10 Responses to “Why John Rentoul is wrong about cannabis”
John Stuarts
Good article, and I think legalization of cannabis is, for the reasons you give, probably sensible. One point though about the straighforwardness of ‘the argument for freedom’. A government is legitimately concerned about what its citizens put in their bodies. For example, using substances that elicit violent behaviour, or that are likely to lead to problematic addictions can clearly be social problems which affect not only the individual, but also those around him or her and the society more broadly. That there is a principle of full freedom of substance use is dubious – the principle is reactive to the substance and its likely effects.
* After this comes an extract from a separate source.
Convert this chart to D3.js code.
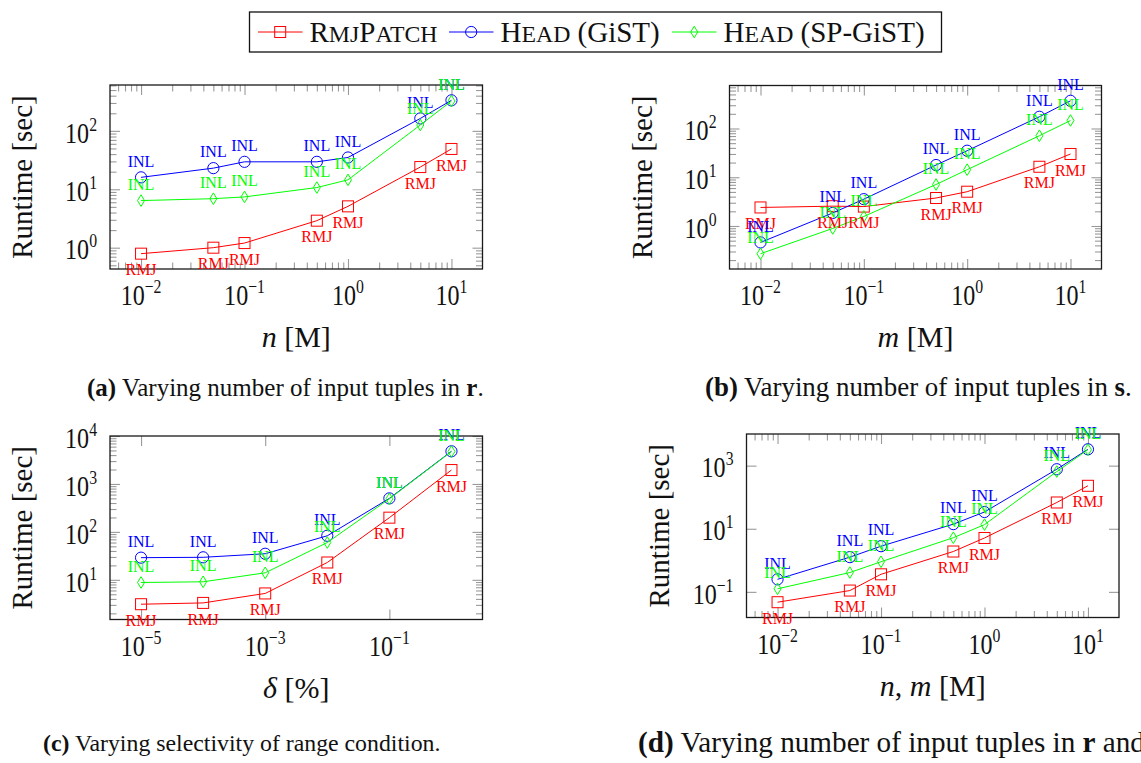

Government intervention is justified insofar as it has the intention of preventing people from harming others (Mill’s harm principle), making the libertarian argument for drug use rather misleading.
Dakiro
Good article.
SimonB
First, your aquaintances who suffered mental health problems and used cannabis: You cannot assume a connection, that’s obvious fallacious thinking. Even if there is a connection it may even be the case that their mental health issues drew them to the drug use. Second, the best research suggests that the kind of harm you imply are quite rare compared with the real damage caused by prohibition, as you demonstrate.
The simple point is that policy should be about trying to do the least harm. Many countries have cottoned to this and are developing sensible drugs policies. Sadly they are being held back by the boneheaded attitude of the US and its insistence on maintaining current UN treaties on drugs.
Peter Reynolds
John Rentoul is a notorious fool when it comes to drugs policy. He’s scientifically illiterate and a stranger to common sense. This is what he wrote in June 2012:
“It is a bad thing that the drugs business is in the hands of criminals. My view is that it would
be a worse thing if it were legalised, and regulated or administered by the government.”
I wonder, in the history of journalism on drugs policy, even including Peter Hitchens, has there ever been a more stupid statement?
Charles Dailly
Cannabis does not cause schizophrenia. It can exacerbate the symptoms of someone with schizophrenia, however despite this many schizophrenics find cannabis more helpful and less side effects than their prescribed medication.
Any drug can cause mental health problems the most common one being alcohol. You did not say whether your friends used cannabis exclusively or with other drugs including alcohol. Otherwise a good article.